- Raw data -
○ ○ ○

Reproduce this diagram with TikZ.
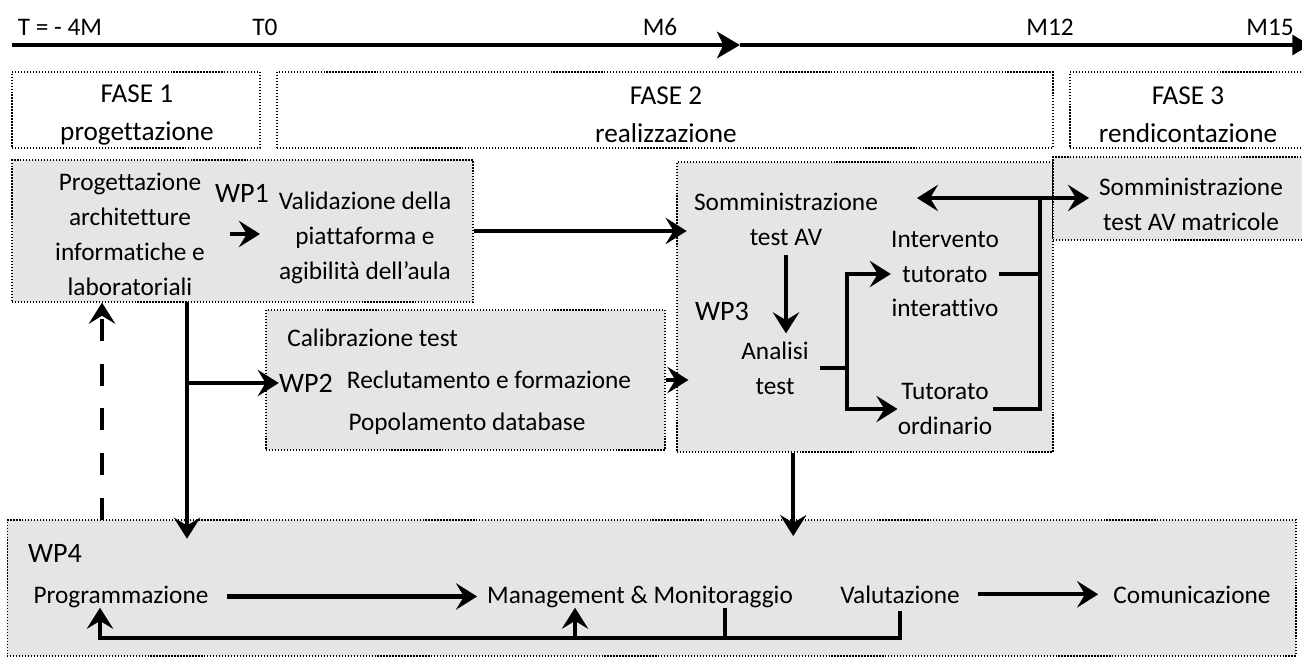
\documentclass[tikz,border=0pt]{standalone}
\usepackage{fontspec}
\setmainfont{Carlito}[Ligatures=NoCommon]
\usetikzlibrary{arrows.meta}

\tikzset{
  lbl/.style={inner sep=0pt, align=center, font=\fontsize{14.4}{19.9}\selectfont},
  wplbl/.style={lbl, font=\fontsize{16}{19.9}\selectfont},
  rowlbl/.style={lbl, anchor=base},
  phase/.style={draw, densely dotted, line width=0.7pt, minimum height=1.52cm},
  phasetext/.style={inner sep=0pt, align=center, font=\fontsize{15.5}{21.5}\selectfont},
  wpbox/.style={draw, densely dotted, line width=0.7pt, fill=black!10},
  flowline/.style={line width=2.4pt},
  flow/.style={flowline, -{Stealth[length=12pt,width=15pt,inset=4.5pt]}},
  flowboth/.style={flowline, {Stealth[length=12pt,width=15pt,inset=4.5pt]}-{Stealth[length=12pt,width=15pt,inset=4.5pt]}},
  tline/.style={line width=2.8pt}
}

\begin{document}
\begin{tikzpicture}[x=0.02cm, y=-0.02cm]
\useasboundingbox (0,0) rectangle (1302,659);

\coordinate (tlstart) at (12,45);
\coordinate (tlmid) at (740,45);
\coordinate (tlend) at (1310,45);
\draw[tline, -{Stealth[length=13pt,width=15pt,inset=3.5pt]}] (tlstart) -- (tlmid);
\draw[tline, -{Triangle[length=10pt,width=11pt]}] (tlmid) -- (tlend);
\node[lbl] (tminus) at (60,27) {T = - 4M};
\node[lbl] (tzero) at (265,27) {T0};
\node[lbl] (msix) at (660,27) {M6};
\node[lbl] (mtwelve) at (1050,27) {M12};
\node[lbl] (mfifteen) at (1270,27) {M15};

\node[phase, minimum width=4.96cm] (faseone) at (136,110) {};
\node[phase, minimum width=15.52cm] (fasetwo) at (665,110) {};
\node[phase, minimum width=4.84cm] (fasethree) at (1191,110) {};
\node[phasetext] (faseonetext) at (137,115) {FASE 1\\progettazione};
\node[phasetext] (fasetwotext) at (666,115) {FASE 2\\realizzazione};
\node[phasetext] (fasethreetext) at (1188,115) {FASE 3\\rendicontazione};

\node[wpbox, minimum width=9.22cm, minimum height=2.84cm] (wpone) at (242.5,231) {};
\node[wpbox, minimum width=7.98cm, minimum height=2.8cm] (wptwo) at (465.5,380) {};
\node[wpbox, minimum width=7.52cm, minimum height=5.8cm] (wpthree) at (865,307) {};
\node[wpbox, minimum width=5.18cm, minimum height=1.66cm] (matr) at (1182.5,198.5) {};
\node[wpbox, minimum width=25.78cm, minimum height=2.72cm] (wpfour) at (651.5,588) {};

\node[lbl] (prog) at (130,234) {Progettazione\\architetture\\informatiche e\\laboratoriali};
\node[wplbl] (wponelab) at (242,193) {WP1};
\node[lbl] (valid) at (365,238) {Validazione della\\piattaforma e\\agibilità dell’aula};

\node[lbl, anchor=west] (calib) at (287,338) {Calibrazione test};
\node[wplbl] (wptwolab) at (306,383) {WP2};
\node[lbl] (reclut) at (489,380) {Reclutamento e formazione};
\node[lbl] (popol) at (467,424) {Popolamento database};

\node[lbl] (somm) at (786,219) {Somministrazione\\test AV};
\node[wplbl] (wpthreelab) at (722,311) {WP3};
\node[lbl] (analisi) at (775,368) {Analisi\\test};
\node[lbl] (interv) at (945,274) {Intervento\\tutorato\\interattivo};
\node[lbl] (tutord) at (945,409) {Tutorato\\ordinario};
\node[lbl] (matrtext) at (1191,204) {Somministrazione\\test AV matricole};

\node[wplbl] (wpfourlab) at (55,553) {WP4};
\node[rowlbl] (progr) at (121,603) {Programmazione};
\node[rowlbl] (mgmt) at (640,603) {Management \& Monitoraggio};
\node[rowlbl] (valut) at (900,603) {Valutazione};
\node[rowlbl] (comun) at (1192,603) {Comunicazione};

\coordinate (wponefoot) at (187,302);
\coordinate (dashfoot) at (102,520);
\coordinate (fork) at (847,368);
\coordinate (loopc) at (1040,198);
\coordinate (fbl) at (100,638);

\draw[flow, shorten <=14pt, shorten >=10.5pt] (prog.east) -- (prog.east -| valid.west);
\draw[flow, shorten >=4pt] (wpone.east) -- (wpone.east -| somm.west);
\draw[flow, shorten >=-11pt] (wponefoot) -- (wponefoot |- wpfour.north);
\draw[flow] (wponefoot |- wptwolab) -- (wptwolab.west);
\draw[flow, dash pattern=on 12.5pt off 13pt] (dashfoot) -- (dashfoot |- wpone.south);
\draw[flow, shorten >=3pt] (wptwo.east) -- (wptwo.east -| somm.west);

\draw[flow, shorten <=5.5pt, shorten >=4.5pt] (somm.south) -- (somm.south |- analisi.north);
\draw[flowline, shorten <=6pt] (analisi.east) -- (fork);
\draw[flow] (fork) |- (interv.west);
\draw[flow] (fork) |- (tutord.west);
\draw[flowline] (interv.east) -| (loopc);
\draw[flowline] (tutord.east) -| (loopc);
\draw[flowboth, shorten <=22pt, shorten >=5.5pt] (loopc -| somm.east) -- (loopc -| matrtext.west);
\draw[flow, shorten >=-9.5pt] (wpthree.south -| mgmt.east) -- (mgmt.east |- wpfour.north);

\draw[flow, shorten <=10.5pt, shorten >=5.5pt] (progr.east) -- (progr.east -| mgmt.west);
\draw[flow, shorten <=10pt, shorten >=8.5pt] (valut.east) -- (valut.east -| comun.west);
\draw[flow, shorten <=4pt] (valut.south) |- (fbl) -- (fbl |- progr.south);
\draw[flowline] ([xshift=1.7cm]mgmt.south) -- ([xshift=1.7cm]mgmt.south |- fbl);
\draw[flow] ([xshift=-1.3cm]mgmt.south |- fbl) -- ([xshift=-1.3cm]mgmt.south);
\end{tikzpicture}
\end{document}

○ ○ ○

- What the task requires -
Repeat the material above verbatim, with no pictures in the output.

- Answer to this task -
Reproduce this diagram with TikZ.
\documentclass[tikz,border=0pt]{standalone}
\usepackage{fontspec}
\setmainfont{Carlito}[Ligatures=NoCommon]
\usetikzlibrary{arrows.meta}

\tikzset{
  lbl/.style={inner sep=0pt, align=center, font=\fontsize{14.4}{19.9}\selectfont},
  wplbl/.style={lbl, font=\fontsize{16}{19.9}\selectfont},
  rowlbl/.style={lbl, anchor=base},
  phase/.style={draw, densely dotted, line width=0.7pt, minimum height=1.52cm},
  phasetext/.style={inner sep=0pt, align=center, font=\fontsize{15.5}{21.5}\selectfont},
  wpbox/.style={draw, densely dotted, line width=0.7pt, fill=black!10},
  flowline/.style={line width=2.4pt},
  flow/.style={flowline, -{Stealth[length=12pt,width=15pt,inset=4.5pt]}},
  flowboth/.style={flowline, {Stealth[length=12pt,width=15pt,inset=4.5pt]}-{Stealth[length=12pt,width=15pt,inset=4.5pt]}},
  tline/.style={line width=2.8pt}
}

\begin{document}
\begin{tikzpicture}[x=0.02cm, y=-0.02cm]
\useasboundingbox (0,0) rectangle (1302,659);

\coordinate (tlstart) at (12,45);
\coordinate (tlmid) at (740,45);
\coordinate (tlend) at (1310,45);
\draw[tline, -{Stealth[length=13pt,width=15pt,inset=3.5pt]}] (tlstart) -- (tlmid);
\draw[tline, -{Triangle[length=10pt,width=11pt]}] (tlmid) -- (tlend);
\node[lbl] (tminus) at (60,27) {T = - 4M};
\node[lbl] (tzero) at (265,27) {T0};
\node[lbl] (msix) at (660,27) {M6};
\node[lbl] (mtwelve) at (1050,27) {M12};
\node[lbl] (mfifteen) at (1270,27) {M15};

\node[phase, minimum width=4.96cm] (faseone) at (136,110) {};
\node[phase, minimum width=15.52cm] (fasetwo) at (665,110) {};
\node[phase, minimum width=4.84cm] (fasethree) at (1191,110) {};
\node[phasetext] (faseonetext) at (137,115) {FASE 1\\progettazione};
\node[phasetext] (fasetwotext) at (666,115) {FASE 2\\realizzazione};
\node[phasetext] (fasethreetext) at (1188,115) {FASE 3\\rendicontazione};

\node[wpbox, minimum width=9.22cm, minimum height=2.84cm] (wpone) at (242.5,231) {};
\node[wpbox, minimum width=7.98cm, minimum height=2.8cm] (wptwo) at (465.5,380) {};
\node[wpbox, minimum width=7.52cm, minimum height=5.8cm] (wpthree) at (865,307) {};
\node[wpbox, minimum width=5.18cm, minimum height=1.66cm] (matr) at (1182.5,198.5) {};
\node[wpbox, minimum width=25.78cm, minimum height=2.72cm] (wpfour) at (651.5,588) {};

\node[lbl] (prog) at (130,234) {Progettazione\\architetture\\informatiche e\\laboratoriali};
\node[wplbl] (wponelab) at (242,193) {WP1};
\node[lbl] (valid) at (365,238) {Validazione della\\piattaforma e\\agibilità dell’aula};

\node[lbl, anchor=west] (calib) at (287,338) {Calibrazione test};
\node[wplbl] (wptwolab) at (306,383) {WP2};
\node[lbl] (reclut) at (489,380) {Reclutamento e formazione};
\node[lbl] (popol) at (467,424) {Popolamento database};

\node[lbl] (somm) at (786,219) {Somministrazione\\test AV};
\node[wplbl] (wpthreelab) at (722,311) {WP3};
\node[lbl] (analisi) at (775,368) {Analisi\\test};
\node[lbl] (interv) at (945,274) {Intervento\\tutorato\\interattivo};
\node[lbl] (tutord) at (945,409) {Tutorato\\ordinario};
\node[lbl] (matrtext) at (1191,204) {Somministrazione\\test AV matricole};

\node[wplbl] (wpfourlab) at (55,553) {WP4};
\node[rowlbl] (progr) at (121,603) {Programmazione};
\node[rowlbl] (mgmt) at (640,603) {Management \& Monitoraggio};
\node[rowlbl] (valut) at (900,603) {Valutazione};
\node[rowlbl] (comun) at (1192,603) {Comunicazione};

\coordinate (wponefoot) at (187,302);
\coordinate (dashfoot) at (102,520);
\coordinate (fork) at (847,368);
\coordinate (loopc) at (1040,198);
\coordinate (fbl) at (100,638);

\draw[flow, shorten <=14pt, shorten >=10.5pt] (prog.east) -- (prog.east -| valid.west);
\draw[flow, shorten >=4pt] (wpone.east) -- (wpone.east -| somm.west);
\draw[flow, shorten >=-11pt] (wponefoot) -- (wponefoot |- wpfour.north);
\draw[flow] (wponefoot |- wptwolab) -- (wptwolab.west);
\draw[flow, dash pattern=on 12.5pt off 13pt] (dashfoot) -- (dashfoot |- wpone.south);
\draw[flow, shorten >=3pt] (wptwo.east) -- (wptwo.east -| somm.west);

\draw[flow, shorten <=5.5pt, shorten >=4.5pt] (somm.south) -- (somm.south |- analisi.north);
\draw[flowline, shorten <=6pt] (analisi.east) -- (fork);
\draw[flow] (fork) |- (interv.west);
\draw[flow] (fork) |- (tutord.west);
\draw[flowline] (interv.east) -| (loopc);
\draw[flowline] (tutord.east) -| (loopc);
\draw[flowboth, shorten <=22pt, shorten >=5.5pt] (loopc -| somm.east) -- (loopc -| matrtext.west);
\draw[flow, shorten >=-9.5pt] (wpthree.south -| mgmt.east) -- (mgmt.east |- wpfour.north);

\draw[flow, shorten <=10.5pt, shorten >=5.5pt] (progr.east) -- (progr.east -| mgmt.west);
\draw[flow, shorten <=10pt, shorten >=8.5pt] (valut.east) -- (valut.east -| comun.west);
\draw[flow, shorten <=4pt] (valut.south) |- (fbl) -- (fbl |- progr.south);
\draw[flowline] ([xshift=1.7cm]mgmt.south) -- ([xshift=1.7cm]mgmt.south |- fbl);
\draw[flow] ([xshift=-1.3cm]mgmt.south |- fbl) -- ([xshift=-1.3cm]mgmt.south);
\end{tikzpicture}
\end{document}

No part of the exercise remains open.